On the flipside, “Collect Call” is the most romantic Metric’s been since Old World Underground‘s “Love is a Place,” telling us “Wishing you could keep me closer / I’m a lazy dancer / when you move I move with you.” And “Front Row” is a wily beast; on an initial listen it doesn’t really sound like anything. But it’s been ringing in my head and I can’t stop thinking about Ian Curtis and Bernard Sumner when I hear that track. (If you want to send me hate mail after that comparison, my e-mail’s up top. Also scroll to the bottom for a pleasant surprise!)

If I had to list a negative for any part of this album, it’s that Metric-as-a-social-critic feels like an increasingly untenable niche, especially with the direction that that band’s sound is taking. Not that Emily Haines can’t write critique; her bizarro lounge-singer spoken word tale about Vegas in Grow Up and Blow Away‘s “Rock Me Now” mysteriously worked.
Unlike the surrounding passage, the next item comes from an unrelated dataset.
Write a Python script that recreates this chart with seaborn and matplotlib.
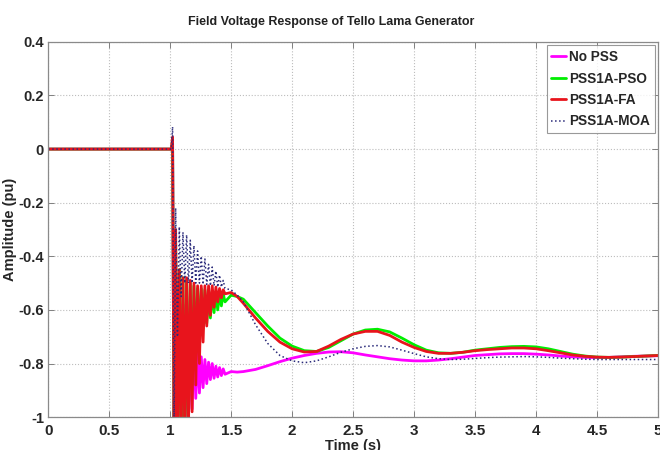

And “Our hell is a good life” from her solo album is a pithy line that lesser writers would kill to have penned.

But “Gold Guns Girls” is too on the nose to be effective, a resuscitation of the robotic repetition of “Buy this car to drive to work / Drive to work to pay for this car” from Live It Out‘s “Handshakes.” Like that track, “Gold Guns Girls” seems like it would be killer performed live, modulated through Haines’s stage presence; but in the studio, “All the gold and the guns in the world / could it get you off?” comes off as unconvincing; the track’s saved mainly through Jimmy Shaw’s driving guitar and the relentless pace. The problem is that you can’t dance to satire; although if anyone could prove me wrong, it’d be Metric. But not this time around.

But if a single track could sum up this album, it’s the epic centerpiece “Gimme Sympathy,” titled after two Stones tracks and name-checking George Harrison. It’s four minutes of pure sonic perfection, the inspired marriage of synth, guitar, bass, and drums. This track defines Metric’s sound and its lyrics encapsulates the band’s entire theme—its entire oeuvre.

Haines asks us: “We’re so close to something better left unknown / I can feel it in my bones / Gimme sympathy / After all this is gone / Who would you rather be / The Beatles or The Rolling Stones? / Oh seriously / You’re gonna make mistakes, you’re young / Come on baby play me something / Like “Here Comes the Sun.”

I am sure some reviewer out there will miss the point entirely and take the opportunity to level charges of hubris against this band. So I’m going to head them off at the pass and say the following without a hint of hyperbole:

Metric is the most talented quartet of musicians since John, Paul, George and Ringo.